In principle, that should tell us something, but of course, we also need to be careful here.

The problems with France’s banlieues are very real, and they involve a large number of factors: Unemployment, race, religion, poverty, social issues, immigration, etc. This article is a good starting point if you want to read up on the issues. You can’t properly understand Périphéries without knowing anything about the world it portrays. But even if you don’t know the background, the images will still affect you, simply because of what you, the viewer, bring to the table.
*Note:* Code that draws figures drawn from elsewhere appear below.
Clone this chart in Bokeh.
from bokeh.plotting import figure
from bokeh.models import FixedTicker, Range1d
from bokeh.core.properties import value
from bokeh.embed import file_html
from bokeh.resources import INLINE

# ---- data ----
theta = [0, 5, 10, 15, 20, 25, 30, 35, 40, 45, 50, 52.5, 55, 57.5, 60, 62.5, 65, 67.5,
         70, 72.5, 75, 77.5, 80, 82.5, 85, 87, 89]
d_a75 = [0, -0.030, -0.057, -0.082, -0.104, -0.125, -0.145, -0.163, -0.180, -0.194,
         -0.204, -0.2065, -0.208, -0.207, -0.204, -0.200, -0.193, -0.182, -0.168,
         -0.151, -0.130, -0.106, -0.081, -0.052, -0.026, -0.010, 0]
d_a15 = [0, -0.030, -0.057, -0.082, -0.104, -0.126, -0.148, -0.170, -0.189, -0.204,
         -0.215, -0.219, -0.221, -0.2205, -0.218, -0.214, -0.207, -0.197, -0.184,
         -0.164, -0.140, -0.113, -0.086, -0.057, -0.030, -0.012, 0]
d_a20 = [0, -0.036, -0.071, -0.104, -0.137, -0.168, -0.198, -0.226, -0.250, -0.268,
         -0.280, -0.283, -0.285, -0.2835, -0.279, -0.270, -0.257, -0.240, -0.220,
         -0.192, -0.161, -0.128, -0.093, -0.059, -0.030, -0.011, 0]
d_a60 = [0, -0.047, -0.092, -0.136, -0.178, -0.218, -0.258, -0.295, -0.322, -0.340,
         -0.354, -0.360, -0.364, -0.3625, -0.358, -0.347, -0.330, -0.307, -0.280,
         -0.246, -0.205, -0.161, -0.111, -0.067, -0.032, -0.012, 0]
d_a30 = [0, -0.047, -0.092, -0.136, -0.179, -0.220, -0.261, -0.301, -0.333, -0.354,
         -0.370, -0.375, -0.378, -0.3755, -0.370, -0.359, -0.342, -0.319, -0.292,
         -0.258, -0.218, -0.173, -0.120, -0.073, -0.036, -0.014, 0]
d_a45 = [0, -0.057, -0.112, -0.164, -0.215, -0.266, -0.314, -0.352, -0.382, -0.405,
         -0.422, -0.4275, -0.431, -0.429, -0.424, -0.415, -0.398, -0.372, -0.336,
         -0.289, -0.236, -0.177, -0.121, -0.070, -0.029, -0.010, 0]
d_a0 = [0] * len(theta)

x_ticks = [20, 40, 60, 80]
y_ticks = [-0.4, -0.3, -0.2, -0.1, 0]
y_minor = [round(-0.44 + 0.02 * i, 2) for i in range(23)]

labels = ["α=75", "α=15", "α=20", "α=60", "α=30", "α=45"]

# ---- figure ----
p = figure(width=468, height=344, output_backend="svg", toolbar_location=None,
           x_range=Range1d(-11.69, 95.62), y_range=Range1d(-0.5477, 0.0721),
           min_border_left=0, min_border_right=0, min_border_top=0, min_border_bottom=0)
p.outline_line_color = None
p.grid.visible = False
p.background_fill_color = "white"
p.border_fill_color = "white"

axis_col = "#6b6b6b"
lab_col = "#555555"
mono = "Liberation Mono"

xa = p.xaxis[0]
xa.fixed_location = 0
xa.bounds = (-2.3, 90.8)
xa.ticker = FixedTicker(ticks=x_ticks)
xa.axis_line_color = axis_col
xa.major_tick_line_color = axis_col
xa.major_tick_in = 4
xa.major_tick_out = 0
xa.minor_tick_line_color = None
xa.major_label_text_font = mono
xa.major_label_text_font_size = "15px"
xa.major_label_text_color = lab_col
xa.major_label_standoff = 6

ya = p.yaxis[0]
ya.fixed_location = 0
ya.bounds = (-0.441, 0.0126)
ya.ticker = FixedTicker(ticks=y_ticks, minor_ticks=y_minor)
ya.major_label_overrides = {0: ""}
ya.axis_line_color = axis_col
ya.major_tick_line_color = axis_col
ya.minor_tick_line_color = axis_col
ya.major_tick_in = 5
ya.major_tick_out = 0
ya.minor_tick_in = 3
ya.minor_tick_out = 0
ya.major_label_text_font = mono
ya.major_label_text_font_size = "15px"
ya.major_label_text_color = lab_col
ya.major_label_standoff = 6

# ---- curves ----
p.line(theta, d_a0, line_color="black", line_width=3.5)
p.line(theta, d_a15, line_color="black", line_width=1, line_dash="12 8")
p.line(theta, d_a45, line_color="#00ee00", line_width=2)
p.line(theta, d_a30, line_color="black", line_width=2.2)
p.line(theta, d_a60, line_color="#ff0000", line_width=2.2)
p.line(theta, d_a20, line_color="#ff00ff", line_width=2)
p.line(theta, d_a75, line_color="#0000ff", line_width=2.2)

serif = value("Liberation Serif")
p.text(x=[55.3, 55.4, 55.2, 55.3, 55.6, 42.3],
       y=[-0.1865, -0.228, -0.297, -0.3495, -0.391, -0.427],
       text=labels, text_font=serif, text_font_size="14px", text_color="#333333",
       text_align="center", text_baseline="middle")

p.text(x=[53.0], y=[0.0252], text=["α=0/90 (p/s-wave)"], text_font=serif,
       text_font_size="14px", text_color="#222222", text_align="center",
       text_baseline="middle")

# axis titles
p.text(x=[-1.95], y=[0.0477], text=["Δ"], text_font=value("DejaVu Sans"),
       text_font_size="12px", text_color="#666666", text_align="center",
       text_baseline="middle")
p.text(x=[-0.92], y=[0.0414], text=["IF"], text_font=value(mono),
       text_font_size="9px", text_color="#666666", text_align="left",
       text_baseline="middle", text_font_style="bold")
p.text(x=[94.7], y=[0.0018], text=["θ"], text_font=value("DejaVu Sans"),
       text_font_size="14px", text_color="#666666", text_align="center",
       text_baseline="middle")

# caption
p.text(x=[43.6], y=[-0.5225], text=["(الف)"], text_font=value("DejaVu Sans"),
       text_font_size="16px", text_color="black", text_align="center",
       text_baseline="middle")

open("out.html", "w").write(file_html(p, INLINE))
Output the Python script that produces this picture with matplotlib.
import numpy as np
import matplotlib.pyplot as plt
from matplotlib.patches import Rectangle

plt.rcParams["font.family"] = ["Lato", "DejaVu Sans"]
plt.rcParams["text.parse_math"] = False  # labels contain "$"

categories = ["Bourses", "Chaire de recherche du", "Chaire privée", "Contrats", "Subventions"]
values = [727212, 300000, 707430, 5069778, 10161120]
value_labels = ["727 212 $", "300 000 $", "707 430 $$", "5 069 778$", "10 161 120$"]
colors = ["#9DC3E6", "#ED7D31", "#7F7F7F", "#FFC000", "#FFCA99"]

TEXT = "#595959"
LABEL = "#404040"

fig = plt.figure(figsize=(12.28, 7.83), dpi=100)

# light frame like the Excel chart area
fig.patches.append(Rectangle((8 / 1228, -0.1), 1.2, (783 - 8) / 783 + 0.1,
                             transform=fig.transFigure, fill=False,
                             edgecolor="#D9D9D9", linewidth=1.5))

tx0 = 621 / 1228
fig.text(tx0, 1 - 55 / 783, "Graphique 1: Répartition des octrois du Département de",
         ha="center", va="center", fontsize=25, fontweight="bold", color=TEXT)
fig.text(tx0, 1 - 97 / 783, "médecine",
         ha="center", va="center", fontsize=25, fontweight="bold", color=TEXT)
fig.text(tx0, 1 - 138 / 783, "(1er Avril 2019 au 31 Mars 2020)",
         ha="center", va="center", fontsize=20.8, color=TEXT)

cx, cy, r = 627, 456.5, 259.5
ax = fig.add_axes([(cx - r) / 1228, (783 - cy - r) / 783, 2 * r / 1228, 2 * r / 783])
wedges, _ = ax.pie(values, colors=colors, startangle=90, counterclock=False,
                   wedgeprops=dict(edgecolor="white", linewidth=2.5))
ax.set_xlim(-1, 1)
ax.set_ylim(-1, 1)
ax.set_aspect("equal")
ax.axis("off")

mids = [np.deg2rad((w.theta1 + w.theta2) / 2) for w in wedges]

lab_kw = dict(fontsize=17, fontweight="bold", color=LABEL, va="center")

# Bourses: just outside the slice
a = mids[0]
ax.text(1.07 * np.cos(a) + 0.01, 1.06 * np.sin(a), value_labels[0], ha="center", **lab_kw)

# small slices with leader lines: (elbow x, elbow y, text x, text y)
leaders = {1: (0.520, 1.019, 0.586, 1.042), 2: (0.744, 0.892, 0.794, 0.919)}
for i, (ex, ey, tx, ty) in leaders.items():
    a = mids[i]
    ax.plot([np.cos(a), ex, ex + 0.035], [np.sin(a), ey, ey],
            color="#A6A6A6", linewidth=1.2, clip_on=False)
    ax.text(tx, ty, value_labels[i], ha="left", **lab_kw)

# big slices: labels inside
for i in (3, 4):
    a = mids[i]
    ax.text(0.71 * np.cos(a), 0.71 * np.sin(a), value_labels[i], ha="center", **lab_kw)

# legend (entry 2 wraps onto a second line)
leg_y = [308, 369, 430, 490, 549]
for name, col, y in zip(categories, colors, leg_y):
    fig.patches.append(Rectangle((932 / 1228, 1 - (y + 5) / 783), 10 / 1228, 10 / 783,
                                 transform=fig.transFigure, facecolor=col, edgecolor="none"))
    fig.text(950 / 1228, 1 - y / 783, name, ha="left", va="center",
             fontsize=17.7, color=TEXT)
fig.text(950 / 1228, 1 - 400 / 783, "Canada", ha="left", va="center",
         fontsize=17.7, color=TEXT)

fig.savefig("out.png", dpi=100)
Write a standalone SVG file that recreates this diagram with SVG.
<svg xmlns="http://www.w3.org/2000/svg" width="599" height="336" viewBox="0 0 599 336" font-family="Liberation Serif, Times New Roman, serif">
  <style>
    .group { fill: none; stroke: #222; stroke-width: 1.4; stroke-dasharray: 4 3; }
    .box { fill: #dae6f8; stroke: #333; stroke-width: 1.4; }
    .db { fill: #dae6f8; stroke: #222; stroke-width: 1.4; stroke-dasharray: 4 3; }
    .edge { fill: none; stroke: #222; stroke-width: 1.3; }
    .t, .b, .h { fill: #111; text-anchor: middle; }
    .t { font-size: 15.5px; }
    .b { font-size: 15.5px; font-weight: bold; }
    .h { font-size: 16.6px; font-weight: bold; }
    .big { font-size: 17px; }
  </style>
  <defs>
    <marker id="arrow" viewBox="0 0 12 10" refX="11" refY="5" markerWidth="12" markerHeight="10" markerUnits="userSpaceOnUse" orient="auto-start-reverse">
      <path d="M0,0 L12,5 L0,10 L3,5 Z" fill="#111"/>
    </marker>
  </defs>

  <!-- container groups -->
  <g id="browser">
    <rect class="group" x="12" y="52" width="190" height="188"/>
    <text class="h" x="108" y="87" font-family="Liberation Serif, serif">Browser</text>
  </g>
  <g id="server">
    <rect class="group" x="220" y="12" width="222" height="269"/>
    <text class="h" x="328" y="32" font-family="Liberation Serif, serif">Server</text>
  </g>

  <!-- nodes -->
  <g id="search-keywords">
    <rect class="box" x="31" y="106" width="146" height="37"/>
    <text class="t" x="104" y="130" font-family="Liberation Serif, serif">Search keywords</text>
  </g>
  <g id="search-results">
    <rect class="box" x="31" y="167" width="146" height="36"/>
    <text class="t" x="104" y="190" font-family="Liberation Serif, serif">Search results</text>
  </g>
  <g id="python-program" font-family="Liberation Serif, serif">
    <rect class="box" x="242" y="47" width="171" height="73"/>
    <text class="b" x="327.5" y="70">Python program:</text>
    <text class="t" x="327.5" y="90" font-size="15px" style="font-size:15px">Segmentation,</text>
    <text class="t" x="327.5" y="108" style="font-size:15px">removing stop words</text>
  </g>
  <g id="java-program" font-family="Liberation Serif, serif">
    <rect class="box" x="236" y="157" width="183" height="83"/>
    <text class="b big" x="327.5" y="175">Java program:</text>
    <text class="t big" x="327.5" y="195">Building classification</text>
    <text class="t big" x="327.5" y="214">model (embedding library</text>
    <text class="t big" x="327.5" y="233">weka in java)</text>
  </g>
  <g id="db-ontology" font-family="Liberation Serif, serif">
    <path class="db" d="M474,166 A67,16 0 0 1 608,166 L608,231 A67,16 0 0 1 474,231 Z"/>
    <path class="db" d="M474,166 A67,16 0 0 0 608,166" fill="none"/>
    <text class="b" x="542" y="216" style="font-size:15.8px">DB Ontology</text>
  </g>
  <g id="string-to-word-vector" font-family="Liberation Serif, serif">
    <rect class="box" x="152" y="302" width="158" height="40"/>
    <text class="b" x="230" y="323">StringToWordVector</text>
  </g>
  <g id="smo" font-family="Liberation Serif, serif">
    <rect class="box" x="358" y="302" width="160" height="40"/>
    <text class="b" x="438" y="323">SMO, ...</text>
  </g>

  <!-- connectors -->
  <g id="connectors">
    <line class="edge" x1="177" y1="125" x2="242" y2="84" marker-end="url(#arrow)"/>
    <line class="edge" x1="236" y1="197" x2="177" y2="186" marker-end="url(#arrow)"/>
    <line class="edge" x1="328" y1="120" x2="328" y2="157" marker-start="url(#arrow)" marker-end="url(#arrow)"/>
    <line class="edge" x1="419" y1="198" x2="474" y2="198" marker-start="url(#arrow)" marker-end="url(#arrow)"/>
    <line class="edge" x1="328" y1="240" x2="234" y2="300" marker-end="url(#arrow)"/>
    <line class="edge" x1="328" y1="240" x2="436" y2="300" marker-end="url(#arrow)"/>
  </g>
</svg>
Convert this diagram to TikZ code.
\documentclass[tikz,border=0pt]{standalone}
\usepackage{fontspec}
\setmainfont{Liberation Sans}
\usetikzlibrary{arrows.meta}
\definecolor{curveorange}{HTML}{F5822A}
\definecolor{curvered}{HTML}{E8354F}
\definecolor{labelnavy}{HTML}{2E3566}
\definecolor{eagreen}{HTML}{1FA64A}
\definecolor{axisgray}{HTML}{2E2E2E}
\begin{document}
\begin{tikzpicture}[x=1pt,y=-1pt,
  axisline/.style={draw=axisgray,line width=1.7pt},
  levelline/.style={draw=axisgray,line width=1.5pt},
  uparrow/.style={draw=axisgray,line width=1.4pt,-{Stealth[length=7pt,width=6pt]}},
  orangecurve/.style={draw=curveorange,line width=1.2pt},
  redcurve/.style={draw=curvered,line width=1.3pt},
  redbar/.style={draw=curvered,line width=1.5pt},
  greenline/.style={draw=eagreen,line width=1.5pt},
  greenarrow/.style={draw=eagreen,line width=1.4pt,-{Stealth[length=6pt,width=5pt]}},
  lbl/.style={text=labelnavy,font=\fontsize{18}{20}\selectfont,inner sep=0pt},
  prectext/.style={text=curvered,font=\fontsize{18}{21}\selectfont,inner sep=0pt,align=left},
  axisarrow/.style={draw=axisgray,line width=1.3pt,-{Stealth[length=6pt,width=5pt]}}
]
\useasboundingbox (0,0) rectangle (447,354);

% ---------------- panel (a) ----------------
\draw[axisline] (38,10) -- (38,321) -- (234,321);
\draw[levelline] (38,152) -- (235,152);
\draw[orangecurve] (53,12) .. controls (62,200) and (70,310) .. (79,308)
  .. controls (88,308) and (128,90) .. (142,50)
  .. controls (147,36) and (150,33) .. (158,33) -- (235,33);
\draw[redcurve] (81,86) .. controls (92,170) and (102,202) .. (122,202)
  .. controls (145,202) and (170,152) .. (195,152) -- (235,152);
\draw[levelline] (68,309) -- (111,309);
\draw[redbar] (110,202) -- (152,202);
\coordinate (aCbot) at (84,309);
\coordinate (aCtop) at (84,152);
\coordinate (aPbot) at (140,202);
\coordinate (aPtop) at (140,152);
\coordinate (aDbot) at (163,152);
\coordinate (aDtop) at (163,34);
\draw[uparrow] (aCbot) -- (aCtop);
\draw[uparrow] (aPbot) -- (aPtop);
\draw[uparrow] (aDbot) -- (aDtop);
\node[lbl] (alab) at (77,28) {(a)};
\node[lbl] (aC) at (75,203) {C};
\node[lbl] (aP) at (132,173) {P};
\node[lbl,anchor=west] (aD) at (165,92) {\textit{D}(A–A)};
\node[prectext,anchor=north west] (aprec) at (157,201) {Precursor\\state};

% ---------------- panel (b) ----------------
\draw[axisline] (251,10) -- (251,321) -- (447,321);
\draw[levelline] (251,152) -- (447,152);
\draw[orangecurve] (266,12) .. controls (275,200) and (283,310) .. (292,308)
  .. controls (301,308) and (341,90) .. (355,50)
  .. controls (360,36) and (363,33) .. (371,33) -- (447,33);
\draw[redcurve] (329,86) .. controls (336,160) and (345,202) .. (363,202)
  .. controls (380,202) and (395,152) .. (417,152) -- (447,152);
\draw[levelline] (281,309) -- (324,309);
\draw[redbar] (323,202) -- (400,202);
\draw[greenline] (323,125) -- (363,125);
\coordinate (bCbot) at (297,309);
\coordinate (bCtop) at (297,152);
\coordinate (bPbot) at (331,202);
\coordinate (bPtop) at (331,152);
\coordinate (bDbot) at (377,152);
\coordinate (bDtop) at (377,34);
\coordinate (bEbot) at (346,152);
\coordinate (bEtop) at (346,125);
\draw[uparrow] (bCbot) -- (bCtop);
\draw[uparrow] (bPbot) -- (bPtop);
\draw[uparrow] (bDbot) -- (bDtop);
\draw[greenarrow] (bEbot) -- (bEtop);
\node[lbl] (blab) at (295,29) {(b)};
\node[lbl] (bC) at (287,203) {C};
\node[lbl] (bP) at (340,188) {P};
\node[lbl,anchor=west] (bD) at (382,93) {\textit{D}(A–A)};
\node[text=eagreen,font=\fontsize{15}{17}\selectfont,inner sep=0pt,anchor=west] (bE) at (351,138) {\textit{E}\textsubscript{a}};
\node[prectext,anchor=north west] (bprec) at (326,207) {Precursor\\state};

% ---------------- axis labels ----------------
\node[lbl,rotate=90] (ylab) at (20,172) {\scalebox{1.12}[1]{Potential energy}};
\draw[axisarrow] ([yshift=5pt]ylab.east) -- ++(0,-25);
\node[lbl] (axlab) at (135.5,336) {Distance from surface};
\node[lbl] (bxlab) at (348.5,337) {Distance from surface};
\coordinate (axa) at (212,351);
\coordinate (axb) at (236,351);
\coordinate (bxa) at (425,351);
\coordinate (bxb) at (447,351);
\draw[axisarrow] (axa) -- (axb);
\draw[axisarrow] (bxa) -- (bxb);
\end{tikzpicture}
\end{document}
Strictly speaking, Périphéries is not real, it’s art. But toss orthodoxy aside for a moment, and everything about Périphéries is very real. Here we have a young photographer working with images - even alluding to traditional paintings - to portray a veritable powder keg, in what I think might be one of the most arresting bodies of work dealing with the banlieues I’ve seen so far.

Bourouissa pushes the boundaries in very convincing ways, and he does it in such a smart way that it’s easy to miss what he is doing. What seems clear is how he is doing it: By staging photographs to portray a complex world. An excellent show.